Yürürlükten kaldırılmış olsa da; kimlik belgelerinde sırf sembol olarak kullanılıyor olsa da; yasaları «orman kanunu» diye aşağılansa de İslâm, azametinden, asaletinden ve ihtişamından hiçbir şey kaybetmemiş, -bundan sonra da- kaybetmeyecektir. Tam tersine, İslâm’a bu haksızlıkları reva gören Müslümanlar hüsrana uğrayacaklardır! Sonuç olarak diyebiliriz ki; İslâm’ın azameti, ihtişamı ve doğallığı, aslında milliliğe büründürülmüş olan şablon ve cılız dinlerle karşılaştırıldığı zaman çok daha parlak bir şekilde ortaya çıkar. İslâm’ın yüce kaynağı olan Kur’an-ı Kerîm’i bir mabet ve mezarlık kitabı haline getirmekle; onun evrensel bir ibadet mekânı olarak ilan ettiği camilere bayrak asmakla; onun ancak cihad alanında canını veren kahramanlara tahsis ettiği (şehitlik) unvanını her önüne gelene vermekle; evrensel ezan-ı muhammedi’yi milliyetçi sloganlara malzeme yaparak yüce değerlerini sömürmekle hiç kimse şablon bir dini kotaramaz.
İslam, Allah tarafından Hz. Muhammed’e indirilen Kur’an-ı Kerimle bütün insanlık için kabul edilmiş[4], gerçek, en son ve sonsuza dek geçerliliğini koruyacak olan evrensel bir anayasa ve bir hayat nizamıdır.
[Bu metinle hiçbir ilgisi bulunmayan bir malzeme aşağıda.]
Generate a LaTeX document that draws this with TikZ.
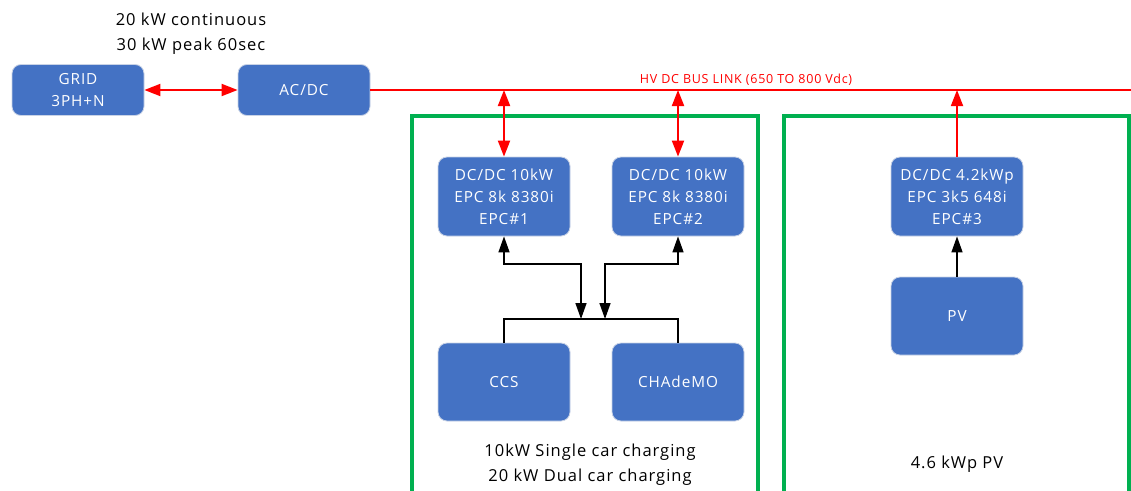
\documentclass[tikz,border=0pt]{standalone}
\usepackage{fontspec}
\setmainfont{Open Sans}[LetterSpace=6]
\usetikzlibrary{arrows.meta}
\definecolor{boxblue}{HTML}{4472C4}
\definecolor{boxedge}{HTML}{C9D3E6}
\definecolor{grn}{HTML}{00B050}
\definecolor{bred}{HTML}{FF0000}
\begin{document}
\begin{tikzpicture}[x=1pt,y=-1pt,
  blk/.style={fill=boxblue,draw=boxedge,line width=0.8pt,rounded corners=9pt,
    minimum width=132pt,text=white,align=center,inner sep=0pt,
    font=\fontsize{15.3}{22}\selectfont},
  small/.style={blk,minimum height=51pt},
  tall/.style={blk,minimum height=79pt},
  tipr/.tip={Triangle[length=16pt,width=12pt]},
  tipb/.tip={Triangle[length=16pt,width=11pt]},
  redarr/.style={color=bred,line width=2pt,tipr-tipr},
  redone/.style={color=bred,line width=1.7pt,-tipr},
  blkarr/.style={color=black,line width=1.5pt,tipb-tipb},
  blkone/.style={color=black,line width=1.5pt,-tipb},
  blkline/.style={color=black,line width=1.5pt},
  grnbox/.style={draw=grn,line width=4pt},
  captxt/.style={align=center,text=black,inner sep=0pt,font=\fontsize{16.5}{24.5}\selectfont}]
\fill[white] (0,0) rectangle (1131,490);
\useasboundingbox (0,0) rectangle (1131,490);

% green frames
\draw[grnbox] (412,495) -- (412,116) -- (758,116) -- (758,495);
\draw[grnbox] (784,495) -- (784,116) -- (1129,116) -- (1129,495);

% nodes
\node[small] (grid) at (78,90) {GRID\\3PH+N};
\node[small] (acdc) at (304,90) {AC/DC};
\node[tall] (e1) at (504,196.5) {DC/DC 10kW\\EPC 8k 8380i\\EPC\#1};
\node[tall] (e2) at (678,196.5) {DC/DC 10kW\\EPC 8k 8380i\\EPC\#2};
\node[tall] (e3) at (957,196.5) {DC/DC 4.2kWp\\EPC 3k5 648i\\EPC\#3};
\node[tall,minimum height=78pt] (ccs) at (504,382) {CCS};
\node[tall,minimum height=78pt] (chad) at (678,382) {CHAdeMO};
\node[tall,minimum height=78pt] (pv) at (957,316) {PV};

% captions
\node[captxt] (c1) at (191,33.5) {20 kW continuous\\30 kW peak 60sec};
\node[captxt] (c2) at (590,464.5) {10kW Single car charging\\20 kW Dual car charging};
\node[captxt] (c3) at (957,464) {4.6 kWp PV};

% bus
\coordinate (busend) at (1131,90);
\draw[color=bred,line width=1.6pt] (acdc.east |- busend) -- (busend);
\node[text=bred,inner sep=0pt,font=\fontsize{12.5}{14}\selectfont] (buslbl) at (746,80) {HV DC BUS LINK (650 TO 800 Vdc)};
\coordinate (bus1) at (504,90);
\coordinate (bus2) at (678,90);
\coordinate (bus3) at (957,90);

% red connectors
\draw[redarr] (grid.east) -- (acdc.west);
\draw[redarr] (bus1) -- (e1.north);
\draw[redarr] (bus2) -- (e2.north);
\draw[redone] (e3.north) -- (bus3);

% black connectors
\coordinate (j1) at (581,319);
\coordinate (j2) at (605,319);
\coordinate (b1) at (504,319);
\coordinate (b2) at (678,319);
\draw[blkarr] (e1.south) -- (e1.south |- 0,264) -| (j1);
\draw[blkarr] (e2.south) -- (e2.south |- 0,264) -| (j2);
\draw[blkline] (ccs.north) -- (b1) -- (b2) -- (chad.north);
\draw[blkone] (pv.north) -- (e3.south);
\end{tikzpicture}
\end{document}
Müslümanlık ise ürettiği ayırımcılığıyla, bölücülüğüyle ve kışkırttığı mezhepçilik fitneleriyle çok tehlikeli bir şablon din olarak gözler önüne serilmiştir. Bu iki aykırı din, eğer ilmin ve aklın divanında karşılaştırılacak olursa ortaya çıkacak tablo, şüphesiz dehşet uyandıracak, tarih de buna elbette tanıklık edecektir.
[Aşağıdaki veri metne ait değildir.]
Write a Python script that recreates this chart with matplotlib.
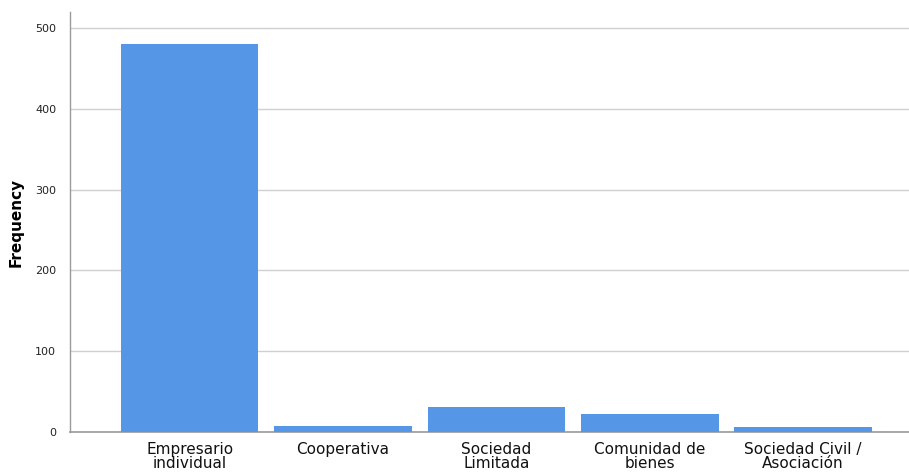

[1] Bu ifade, Ord. Prof. Dr. Fuad Köprülü’ye aittir. Bkz. Türk Edebiyatında İlk Mutasavvıflar, Diyanet İşleri Başkanlığı yayınları, 8. Baskı. S. 15. Ankara-1993; Ayrıca bkz. « Müslümanlığın Oluşum Sürecinde Mezhepçilik Faktörü» başlıklı makale.
[2] Bkz. Kur’an-ı Kerîm: âl-i İmrân/103-105; el-Enfâl/46; el-Hucurât/9-10.
[3] Şiîlikte iman esasları şunlardır: Tevhid, Adalet, Nübüvvet, Mead ve İmamet.